Note 5, of Group I of Part II of Schedule 8 of VATA 1994 says: ‘Any of the following when packaged for human consumption without further preparation, namely, potato crisps, potato sticks, potato puffs, and similar products made from the potato, or from potato flour, or from potato starch, and savoury food products obtained by the swelling of cereals or cereal products; and salted or roasted nuts other than nuts in shell.’

This was the only relevant question in this trial, in which it was found that the poppadoms were not specifically the potato items mentioned, but they were made from potato and had to be questioned whether they were ‘similar products’.

Initially, Walkers argued that the snacks were supposed to be consumed with dips or as a side with a meal and therefore required preparation so fell outside of Note 5.
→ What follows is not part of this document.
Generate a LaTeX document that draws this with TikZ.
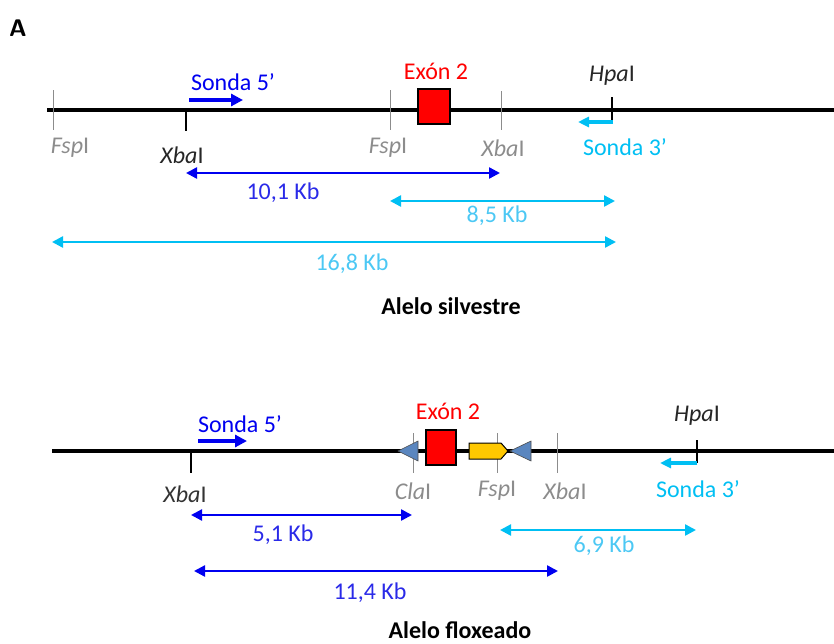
\documentclass[tikz,border=0pt]{standalone}
\usepackage{fontspec}
\setmainfont{Carlito}
\usetikzlibrary{arrows.meta,shapes.arrows,shapes.geometric}
\definecolor{probeblue}{HTML}{0000F0}
\definecolor{kbblue}{HTML}{2A2AE8}
\definecolor{probecyan}{HTML}{00BFF3}
\definecolor{kbcyan}{HTML}{4CC8F4}
\definecolor{siteg}{HTML}{8C8C8C}
\definecolor{loxc}{HTML}{5A86BF}
\definecolor{neoc}{HTML}{FFC800}
\definecolor{exred}{HTML}{FF0000}
\begin{document}
\begin{tikzpicture}[x=1pt,y=-1pt,
  txt/.style={font=\fontsize{24}{26}\selectfont, inner sep=0pt},
  dna/.style={line width=3.6pt, black},
  gtick/.style={siteg, line width=1pt},
  btick/.style={black, line width=1.2pt},
  probe/.style={line width=4.5pt, -{Triangle[length=12pt,width=12pt]}},
  frag/.style={line width=2.4pt, {Triangle[length=11pt,width=11pt]}-{Triangle[length=11pt,width=11pt]}},
  exon/.style={draw=black, line width=2pt, fill=exred},
  lox/.style={draw=black!70, line width=0.6pt, fill=loxc},
]
\useasboundingbox (0,0) rectangle (834,643);
\node[txt, font=\fontsize{24}{26}\selectfont\bfseries\sffamily] (A) at (18,28) {A};

% ---------- Alelo silvestre ----------
\coordinate (L1a) at (47,110);
\coordinate (L1b) at (834,110);
\draw[dna] (L1a) -- (L1b);
\coordinate (f1t) at (53,90);  \coordinate (f1b) at (53,130);
\coordinate (x1t) at (186,110); \coordinate (x1b) at (186,131);
\coordinate (f2t) at (390,90); \coordinate (f2b) at (390,130);
\coordinate (x2t) at (501,91); \coordinate (x2b) at (501,130);
\coordinate (h1t) at (612,97); \coordinate (h1b) at (612,121);
\draw[gtick] (f1t) -- (f1b);
\draw[btick] (x1t) -- (x1b);
\draw[gtick] (f2t) -- (f2b);
\draw[gtick] (x2t) -- (x2b);
\draw[btick] (h1t) -- (h1b);
\node[exon, minimum width=32pt, minimum height=35pt, inner sep=0pt] (ex1) at (434,106.5) {};
\node[txt, exred] (ex1l) at (436,71) {Exón 2};
\node[txt, siteg] (lf1) at (70,148) {\textit{Fsp}I};
\node[txt, black!85] (lx1) at (182,155) {\textit{Xba}I};
\node[txt, siteg] (lf2) at (388,148) {\textit{Fsp}I};
\node[txt, siteg] (lx2) at (503,148) {\textit{Xba}I};
\node[txt, black!85] (lh1) at (612,76) {\textit{Hpa}I};
\node[txt, probeblue] (s5l) at (233,82) {Sonda 5’};
\coordinate (s5a) at (189,100); \coordinate (s5b) at (243,100);
\draw[probe, probeblue] (s5a) -- (s5b);
\coordinate (s3a) at (613,122); \coordinate (s3b) at (578,122);
\draw[probe, probecyan, line width=3.5pt, -{Triangle[length=11pt,width=10pt]}] (s3a) -- (s3b);
\node[txt, probecyan] (s3l) at (625,147) {Sonda 3’};
\coordinate (k1a) at (186,173); \coordinate (k1b) at (500,173);
\draw[frag, probeblue] (k1a) -- (k1b);
\node[txt, kbblue] (k1l) at (283,193) {10,1 Kb};
\coordinate (k2a) at (390,201); \coordinate (k2b) at (615,201);
\draw[frag, probecyan] (k2a) -- (k2b);
\node[txt, kbcyan] (k2l) at (497,216) {8,5 Kb};
\coordinate (k3a) at (52,242); \coordinate (k3b) at (616,242);
\draw[frag, probecyan] (k3a) -- (k3b);
\node[txt, kbcyan] (k3l) at (352,264) {16,8 Kb};
\node[txt, font=\fontsize{24}{26}\selectfont\bfseries, black] (t1) at (451,306) {Alelo silvestre};

% ---------- Alelo floxeado ----------
\coordinate (L2a) at (52,451);
\coordinate (L2b) at (834,451);
\draw[dna] (L2a) -- (L2b);
\coordinate (x3t) at (191,451); \coordinate (x3b) at (191,473);
\coordinate (c1t) at (413,433); \coordinate (c1b) at (413,473);
\coordinate (f3t) at (497,433); \coordinate (f3b) at (497,473);
\coordinate (x4t) at (557,433); \coordinate (x4b) at (557,473);
\coordinate (h2t) at (697,440); \coordinate (h2b) at (697,463);
\draw[btick] (x3t) -- (x3b);
\draw[gtick] (c1t) -- (c1b);
\draw[gtick] (f3t) -- (f3b);
\draw[gtick] (x4t) -- (x4b);
\draw[btick] (h2t) -- (h2b);
% loxP left
\draw[lox] (398,451) -- (418,441) -- (418,461) -- cycle;
\node[exon, minimum width=30pt, minimum height=35pt, inner sep=0pt] (ex2) at (441,447.5) {};
\node[txt, exred] (ex2l) at (448,411) {Exón 2};
% neo cassette
\draw[draw=black, line width=1pt, fill=neoc] (469,443) -- (501,443) -- (508,451) -- (501,459) -- (469,459) -- cycle;
% loxP right
\draw[lox] (510,451) -- (531,441) -- (531,461) -- cycle;
\node[txt, black!80] (lx3) at (185,494) {\textit{Xba}I};
\node[txt, siteg] (lc1) at (413,491) {\textit{Cla}I};
\node[txt, siteg] (lf3) at (497,491) {\textit{Fsp}I};
\node[txt, siteg] (lx4) at (565,491) {\textit{Xba}I};
\node[txt, black!85] (lh2) at (697,416) {\textit{Hpa}I};
\node[txt, probeblue] (s5l2) at (240,424) {Sonda 5’};
\coordinate (s52a) at (198,441); \coordinate (s52b) at (247,441);
\draw[probe, probeblue] (s52a) -- (s52b);
\coordinate (s32a) at (697,463); \coordinate (s32b) at (660,463);
\draw[probe, probecyan, line width=3.5pt, -{Triangle[length=11pt,width=10pt]}] (s32a) -- (s32b);
\node[txt, probecyan] (s32l) at (698,489) {Sonda 3’};
\coordinate (k4a) at (191,515); \coordinate (k4b) at (412,515);
\draw[frag, probeblue] (k4a) -- (k4b);
\node[txt, kbblue] (k4l) at (283,535) {5,1 Kb};
\coordinate (k5a) at (500,530); \coordinate (k5b) at (696,530);
\draw[frag, probecyan] (k5a) -- (k5b);
\node[txt, kbcyan] (k5l) at (604,546) {6,9 Kb};
\coordinate (k6a) at (194,571); \coordinate (k6b) at (558,571);
\draw[frag, probeblue] (k6a) -- (k6b);
\node[txt, kbblue] (k6l) at (370,593) {11,4 Kb};
\node[txt, font=\fontsize{24}{26}\selectfont\bfseries, black] (t2) at (460,630) {Alelo floxeado};
\end{tikzpicture}
\end{document}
However, the packaging showed no indication of this and the advertisement for the snack showed people eating them straight out of the packet. Walkers later withdrew this argument.

Both flavours contained potato substances, although both were slightly different. There are 17.5-18% potato granules, 17.5-18% potato starch and 4.25% modified potato starch, meaning 40% of the product is made from potato. The granules were contested by Walkers, arguing that not being referred to in Note 5 so should not be taken into account.

The tribunal judge, Anne Fairpo disagreed, saying: ‘We therefore find that the potato granules are not a substance “derived from potato” as contended by Walkers but instead should be regarded as being within the term “the potato” for the purposes of Note 5.’

In conclusion, Fairpo said: ‘We find that there is more than enough potato content for it to be reasonable to conclude that the products fall within the provision in Item 5’, adding that Note 5 is intended ‘clearly to include ‘products which have one or more substantial potato-related element’.

Walkers also stated that the product was called a poppadom, different to potato crisps but the FTT stated that because they were called poppadoms it did not protect them from Note 5 if they were made substantially from potato.

The FTT said: ‘Nominative determinism is not a characteristic of snack foods: calling a snack food “Hula Hoops” does not mean that one could twirl that product around one’s midriff, nor is “Monster Munch” generally reserved as a food for monsters.’

Additionally, it was decided that any name given to a product does not determine if the product in question is similar to potato crisps due to the freedom of trademarking and manufacturers deciding the name.

PepsiCo, the owner of Walkers conducted a public survey to determine how people defined the product, to which 58% answered that they would buy ‘any poppadom’ instead if this was not available. Secondly, 78% agreed that the snack was a poppadom. The tribunal said that the survey was flawed as it did not ask complete questions and the percentages added up to more than 100% as the survey also found that 84% would buy another form of potato crisp instead.

The tribunal ruled that the product was predominantly a potato product, with the FTT stating: ‘Having concluded that the products are made from the potato and potato starch, it is therefore irrelevant whether the products are similar to poppadoms. What matters is whether they are similar to potato crisps. For the reasons set out above, we consider that they are.’